= Problem statement =
Lines from the one containing "Rebuild this chart" to the one containing "plt.rcParams['font.family'] = ['Liberation", both lines included, are to be extracted exactly from the data below; pictures are excluded.

= Source material =
===

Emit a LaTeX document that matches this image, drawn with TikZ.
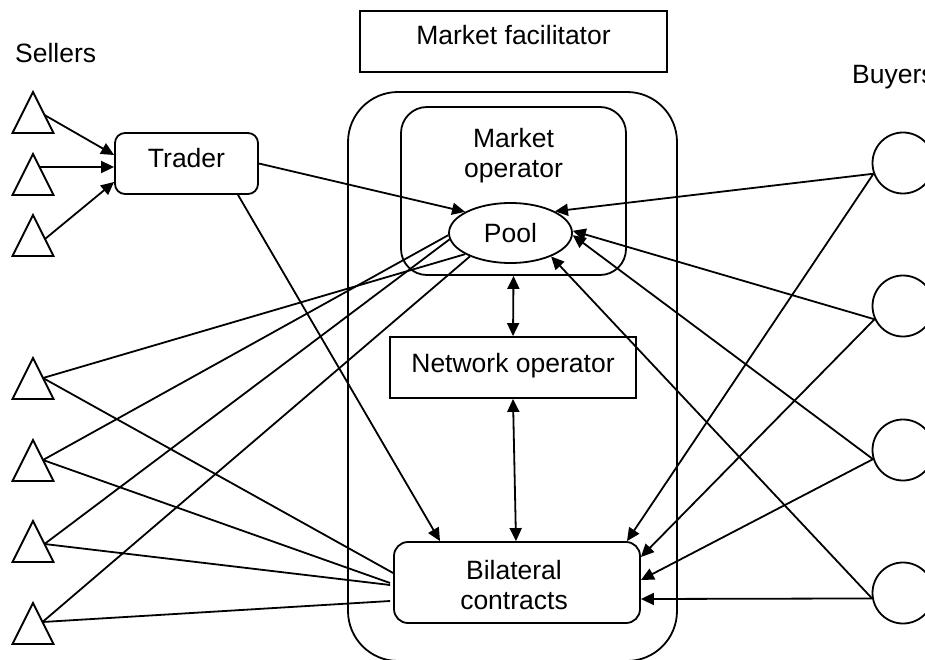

===

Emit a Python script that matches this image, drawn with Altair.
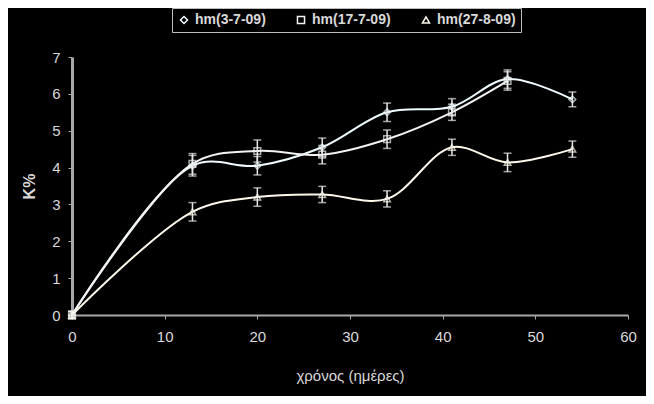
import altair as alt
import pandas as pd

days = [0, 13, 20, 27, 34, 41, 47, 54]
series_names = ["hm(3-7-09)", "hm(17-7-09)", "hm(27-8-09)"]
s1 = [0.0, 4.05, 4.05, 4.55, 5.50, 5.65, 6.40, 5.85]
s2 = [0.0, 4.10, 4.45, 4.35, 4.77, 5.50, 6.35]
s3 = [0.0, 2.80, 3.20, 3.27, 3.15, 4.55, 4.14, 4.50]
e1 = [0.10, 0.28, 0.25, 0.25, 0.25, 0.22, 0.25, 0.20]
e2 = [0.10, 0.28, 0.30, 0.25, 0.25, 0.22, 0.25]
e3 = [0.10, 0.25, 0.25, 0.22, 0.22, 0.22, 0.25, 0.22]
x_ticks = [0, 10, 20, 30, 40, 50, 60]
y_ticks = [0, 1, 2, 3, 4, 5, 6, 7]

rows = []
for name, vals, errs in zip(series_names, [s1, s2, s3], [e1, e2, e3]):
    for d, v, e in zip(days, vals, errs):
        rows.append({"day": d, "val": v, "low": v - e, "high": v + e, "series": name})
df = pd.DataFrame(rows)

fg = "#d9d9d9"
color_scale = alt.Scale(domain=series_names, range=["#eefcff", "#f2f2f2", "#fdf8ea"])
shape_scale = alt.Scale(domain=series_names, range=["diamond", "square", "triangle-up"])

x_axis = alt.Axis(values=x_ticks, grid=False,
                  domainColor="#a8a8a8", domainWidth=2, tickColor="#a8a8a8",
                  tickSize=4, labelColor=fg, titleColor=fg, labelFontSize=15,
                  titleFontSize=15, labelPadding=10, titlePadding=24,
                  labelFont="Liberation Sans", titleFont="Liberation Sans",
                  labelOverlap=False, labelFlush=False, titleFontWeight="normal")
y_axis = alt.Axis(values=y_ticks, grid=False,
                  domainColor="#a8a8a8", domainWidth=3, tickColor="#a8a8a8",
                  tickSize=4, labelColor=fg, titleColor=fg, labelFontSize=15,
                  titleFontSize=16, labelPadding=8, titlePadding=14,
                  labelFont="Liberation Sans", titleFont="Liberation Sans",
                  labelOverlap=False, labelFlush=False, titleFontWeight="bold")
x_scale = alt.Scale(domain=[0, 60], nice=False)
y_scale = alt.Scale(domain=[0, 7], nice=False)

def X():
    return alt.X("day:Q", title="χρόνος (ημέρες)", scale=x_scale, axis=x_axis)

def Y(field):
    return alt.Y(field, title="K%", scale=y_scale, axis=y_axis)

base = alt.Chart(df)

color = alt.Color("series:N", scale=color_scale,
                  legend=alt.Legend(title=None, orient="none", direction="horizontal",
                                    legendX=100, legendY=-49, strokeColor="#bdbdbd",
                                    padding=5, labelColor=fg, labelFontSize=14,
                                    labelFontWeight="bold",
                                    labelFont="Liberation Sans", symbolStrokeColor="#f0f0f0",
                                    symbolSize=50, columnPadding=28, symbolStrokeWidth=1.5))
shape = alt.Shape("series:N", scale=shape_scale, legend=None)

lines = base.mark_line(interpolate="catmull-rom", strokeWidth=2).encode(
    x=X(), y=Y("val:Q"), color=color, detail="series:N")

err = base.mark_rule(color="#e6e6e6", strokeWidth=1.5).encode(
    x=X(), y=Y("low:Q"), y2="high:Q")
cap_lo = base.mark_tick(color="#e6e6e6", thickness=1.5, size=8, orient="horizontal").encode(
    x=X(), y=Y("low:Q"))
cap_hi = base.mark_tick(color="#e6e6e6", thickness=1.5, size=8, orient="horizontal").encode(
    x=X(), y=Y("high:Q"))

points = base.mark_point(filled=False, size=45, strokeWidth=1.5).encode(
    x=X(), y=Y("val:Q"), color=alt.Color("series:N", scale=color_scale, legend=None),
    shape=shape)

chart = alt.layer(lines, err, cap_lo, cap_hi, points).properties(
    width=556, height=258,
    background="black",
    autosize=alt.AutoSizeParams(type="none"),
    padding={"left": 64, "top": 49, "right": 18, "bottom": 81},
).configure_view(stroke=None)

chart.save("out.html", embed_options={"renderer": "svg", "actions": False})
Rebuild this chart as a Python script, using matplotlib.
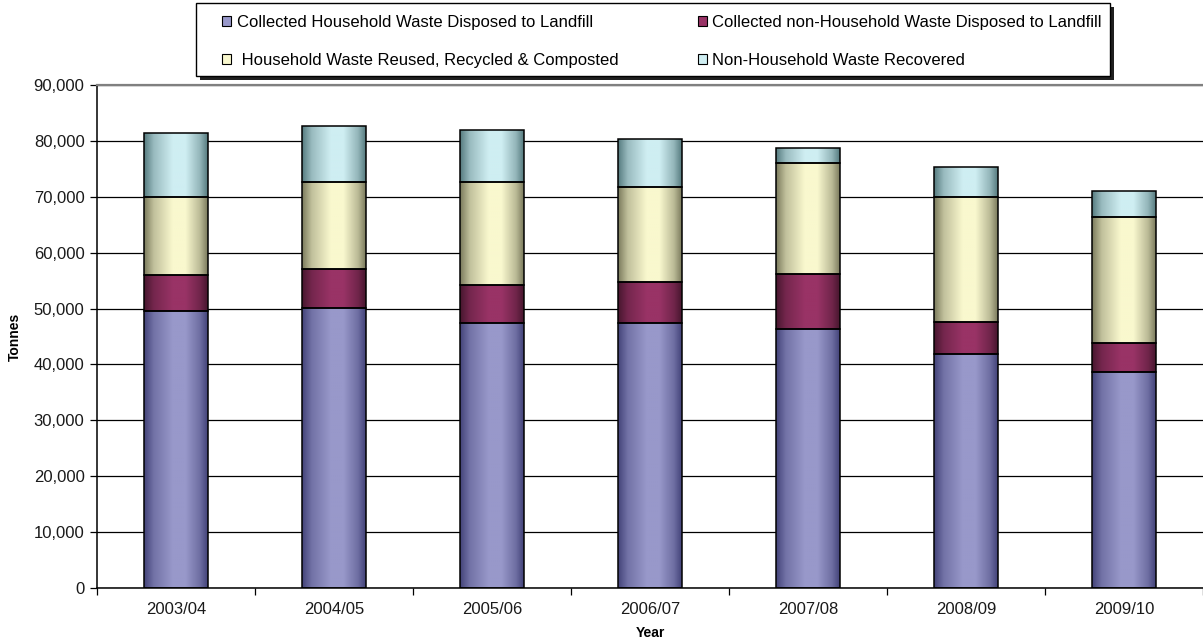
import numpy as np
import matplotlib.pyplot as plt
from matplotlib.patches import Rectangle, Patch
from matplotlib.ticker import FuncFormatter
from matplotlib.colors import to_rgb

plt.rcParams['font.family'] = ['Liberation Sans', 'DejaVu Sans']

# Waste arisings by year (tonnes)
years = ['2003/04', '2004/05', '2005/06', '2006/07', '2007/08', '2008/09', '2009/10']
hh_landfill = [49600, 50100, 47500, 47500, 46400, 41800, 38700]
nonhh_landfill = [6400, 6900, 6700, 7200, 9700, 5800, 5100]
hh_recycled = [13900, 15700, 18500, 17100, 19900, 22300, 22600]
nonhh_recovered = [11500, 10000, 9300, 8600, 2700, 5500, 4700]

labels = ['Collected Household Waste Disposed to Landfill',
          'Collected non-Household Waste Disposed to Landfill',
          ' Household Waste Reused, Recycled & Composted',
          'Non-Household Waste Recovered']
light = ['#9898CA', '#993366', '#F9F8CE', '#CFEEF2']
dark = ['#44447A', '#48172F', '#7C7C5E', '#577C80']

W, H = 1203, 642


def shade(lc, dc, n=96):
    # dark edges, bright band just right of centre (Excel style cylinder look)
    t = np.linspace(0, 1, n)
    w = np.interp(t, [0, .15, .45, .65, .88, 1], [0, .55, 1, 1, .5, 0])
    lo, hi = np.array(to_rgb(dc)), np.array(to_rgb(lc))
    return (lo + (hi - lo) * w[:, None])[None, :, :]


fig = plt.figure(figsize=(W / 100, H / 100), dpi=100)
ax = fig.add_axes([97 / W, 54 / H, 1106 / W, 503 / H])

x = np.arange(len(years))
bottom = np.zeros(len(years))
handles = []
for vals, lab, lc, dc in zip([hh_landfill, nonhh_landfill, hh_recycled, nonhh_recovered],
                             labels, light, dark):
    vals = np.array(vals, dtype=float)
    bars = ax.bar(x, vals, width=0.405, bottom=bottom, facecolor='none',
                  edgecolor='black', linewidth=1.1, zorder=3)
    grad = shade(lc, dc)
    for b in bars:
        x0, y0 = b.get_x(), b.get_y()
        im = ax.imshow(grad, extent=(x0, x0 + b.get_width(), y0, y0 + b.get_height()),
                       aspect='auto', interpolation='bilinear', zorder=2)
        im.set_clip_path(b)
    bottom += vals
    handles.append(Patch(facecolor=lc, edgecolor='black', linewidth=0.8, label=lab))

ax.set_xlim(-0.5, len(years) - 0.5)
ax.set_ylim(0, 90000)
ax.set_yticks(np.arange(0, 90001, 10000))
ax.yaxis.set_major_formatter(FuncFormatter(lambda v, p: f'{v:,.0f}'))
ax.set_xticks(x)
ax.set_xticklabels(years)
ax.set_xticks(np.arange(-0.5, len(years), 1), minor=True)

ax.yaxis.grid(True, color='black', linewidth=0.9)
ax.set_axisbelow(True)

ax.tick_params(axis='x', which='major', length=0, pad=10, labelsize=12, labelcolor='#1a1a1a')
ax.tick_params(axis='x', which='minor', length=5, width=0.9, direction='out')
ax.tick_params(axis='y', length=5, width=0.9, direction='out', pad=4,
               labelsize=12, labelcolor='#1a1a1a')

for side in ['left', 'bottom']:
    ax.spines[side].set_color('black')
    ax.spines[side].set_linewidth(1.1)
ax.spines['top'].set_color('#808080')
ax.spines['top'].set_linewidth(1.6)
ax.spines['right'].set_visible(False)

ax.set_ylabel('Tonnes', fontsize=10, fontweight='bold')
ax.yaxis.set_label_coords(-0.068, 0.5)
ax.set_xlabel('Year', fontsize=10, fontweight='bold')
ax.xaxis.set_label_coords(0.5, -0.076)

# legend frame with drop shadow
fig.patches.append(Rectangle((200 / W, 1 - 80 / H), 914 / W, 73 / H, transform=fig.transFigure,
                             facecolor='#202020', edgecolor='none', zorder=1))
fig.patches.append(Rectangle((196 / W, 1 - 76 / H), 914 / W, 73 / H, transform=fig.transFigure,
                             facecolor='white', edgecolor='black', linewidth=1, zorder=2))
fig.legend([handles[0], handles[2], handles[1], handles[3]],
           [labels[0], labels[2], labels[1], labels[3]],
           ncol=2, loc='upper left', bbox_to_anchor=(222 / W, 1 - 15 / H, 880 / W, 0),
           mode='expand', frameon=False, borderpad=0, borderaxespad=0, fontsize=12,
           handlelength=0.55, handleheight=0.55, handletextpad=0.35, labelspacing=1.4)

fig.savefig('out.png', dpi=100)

===

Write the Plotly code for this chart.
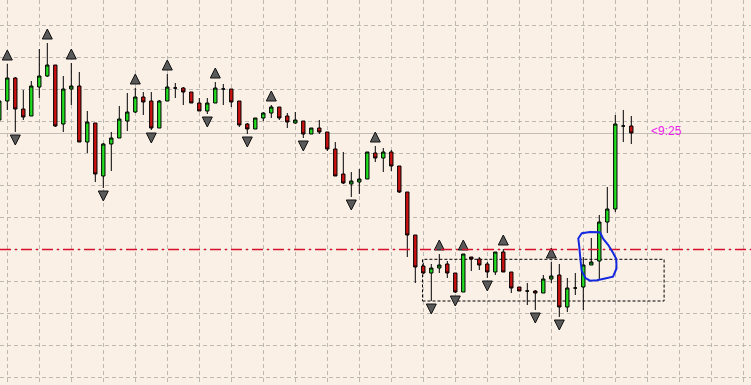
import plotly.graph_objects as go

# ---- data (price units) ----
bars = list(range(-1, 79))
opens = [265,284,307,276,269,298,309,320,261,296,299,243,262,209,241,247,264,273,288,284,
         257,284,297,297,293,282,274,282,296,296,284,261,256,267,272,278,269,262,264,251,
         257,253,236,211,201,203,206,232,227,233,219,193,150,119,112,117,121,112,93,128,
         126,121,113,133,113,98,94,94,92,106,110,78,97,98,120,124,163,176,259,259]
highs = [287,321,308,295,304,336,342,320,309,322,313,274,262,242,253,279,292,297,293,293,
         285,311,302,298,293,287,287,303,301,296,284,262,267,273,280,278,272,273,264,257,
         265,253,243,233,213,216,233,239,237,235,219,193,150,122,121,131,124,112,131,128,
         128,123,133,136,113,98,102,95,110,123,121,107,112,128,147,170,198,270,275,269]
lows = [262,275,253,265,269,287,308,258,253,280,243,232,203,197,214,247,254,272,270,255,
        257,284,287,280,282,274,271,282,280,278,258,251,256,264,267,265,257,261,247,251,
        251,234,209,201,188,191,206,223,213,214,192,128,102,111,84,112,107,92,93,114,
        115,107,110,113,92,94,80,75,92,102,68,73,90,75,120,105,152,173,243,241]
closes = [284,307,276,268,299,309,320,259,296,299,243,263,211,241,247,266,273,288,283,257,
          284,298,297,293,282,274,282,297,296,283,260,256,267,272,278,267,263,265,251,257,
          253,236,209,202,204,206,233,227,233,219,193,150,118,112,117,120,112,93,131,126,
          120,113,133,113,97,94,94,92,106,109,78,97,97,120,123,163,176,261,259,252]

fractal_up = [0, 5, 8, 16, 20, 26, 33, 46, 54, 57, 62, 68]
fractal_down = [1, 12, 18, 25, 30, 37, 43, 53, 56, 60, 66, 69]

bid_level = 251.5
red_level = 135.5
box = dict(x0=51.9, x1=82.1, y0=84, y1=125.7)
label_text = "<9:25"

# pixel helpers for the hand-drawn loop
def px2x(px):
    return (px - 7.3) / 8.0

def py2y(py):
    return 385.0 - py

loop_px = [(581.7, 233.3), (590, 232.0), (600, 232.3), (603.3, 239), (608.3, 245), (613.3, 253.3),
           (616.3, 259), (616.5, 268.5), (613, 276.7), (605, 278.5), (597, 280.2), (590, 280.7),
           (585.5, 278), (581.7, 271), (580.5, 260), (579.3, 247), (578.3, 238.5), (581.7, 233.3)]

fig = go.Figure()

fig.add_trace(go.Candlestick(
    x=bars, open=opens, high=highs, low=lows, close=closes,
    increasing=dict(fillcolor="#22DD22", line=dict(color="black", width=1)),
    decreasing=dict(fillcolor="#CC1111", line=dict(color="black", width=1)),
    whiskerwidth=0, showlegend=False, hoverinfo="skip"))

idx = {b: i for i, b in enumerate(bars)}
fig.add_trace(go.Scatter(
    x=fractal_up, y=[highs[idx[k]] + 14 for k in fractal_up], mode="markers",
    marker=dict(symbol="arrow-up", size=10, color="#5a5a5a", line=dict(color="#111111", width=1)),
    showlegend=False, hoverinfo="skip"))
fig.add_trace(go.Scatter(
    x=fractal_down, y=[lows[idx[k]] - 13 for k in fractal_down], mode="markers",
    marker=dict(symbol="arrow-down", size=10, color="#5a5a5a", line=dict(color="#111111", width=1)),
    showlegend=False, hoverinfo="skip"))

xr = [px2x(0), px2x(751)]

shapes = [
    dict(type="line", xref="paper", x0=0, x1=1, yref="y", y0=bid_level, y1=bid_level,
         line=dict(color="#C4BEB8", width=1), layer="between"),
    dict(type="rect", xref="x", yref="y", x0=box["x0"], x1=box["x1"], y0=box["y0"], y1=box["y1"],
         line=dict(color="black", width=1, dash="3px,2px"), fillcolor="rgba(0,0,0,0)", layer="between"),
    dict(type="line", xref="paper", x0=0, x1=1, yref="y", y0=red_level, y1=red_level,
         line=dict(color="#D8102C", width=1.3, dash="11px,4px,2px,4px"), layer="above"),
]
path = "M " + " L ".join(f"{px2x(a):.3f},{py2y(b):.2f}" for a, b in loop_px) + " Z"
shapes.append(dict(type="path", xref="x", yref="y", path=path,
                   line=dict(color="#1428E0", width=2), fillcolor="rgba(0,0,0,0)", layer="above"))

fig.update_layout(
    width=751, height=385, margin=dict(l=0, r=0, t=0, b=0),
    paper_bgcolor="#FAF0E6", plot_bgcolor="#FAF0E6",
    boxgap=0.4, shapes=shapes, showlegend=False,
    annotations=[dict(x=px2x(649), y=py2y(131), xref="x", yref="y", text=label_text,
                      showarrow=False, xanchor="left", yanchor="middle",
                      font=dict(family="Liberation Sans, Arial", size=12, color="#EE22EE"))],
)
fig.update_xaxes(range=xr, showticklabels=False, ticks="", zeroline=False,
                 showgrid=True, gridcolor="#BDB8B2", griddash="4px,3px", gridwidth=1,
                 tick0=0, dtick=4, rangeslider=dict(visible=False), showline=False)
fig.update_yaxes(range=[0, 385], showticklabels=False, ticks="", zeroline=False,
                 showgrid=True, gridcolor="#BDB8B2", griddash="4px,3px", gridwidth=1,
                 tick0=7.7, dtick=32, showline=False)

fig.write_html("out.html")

===

= Solved problem =
Rebuild this chart as a Python script, using matplotlib.
import numpy as np
import matplotlib.pyplot as plt
from matplotlib.patches import Rectangle, Patch
from matplotlib.ticker import FuncFormatter
from matplotlib.colors import to_rgb

plt.rcParams['font.family'] = ['Liberation Sans', 'DejaVu Sans']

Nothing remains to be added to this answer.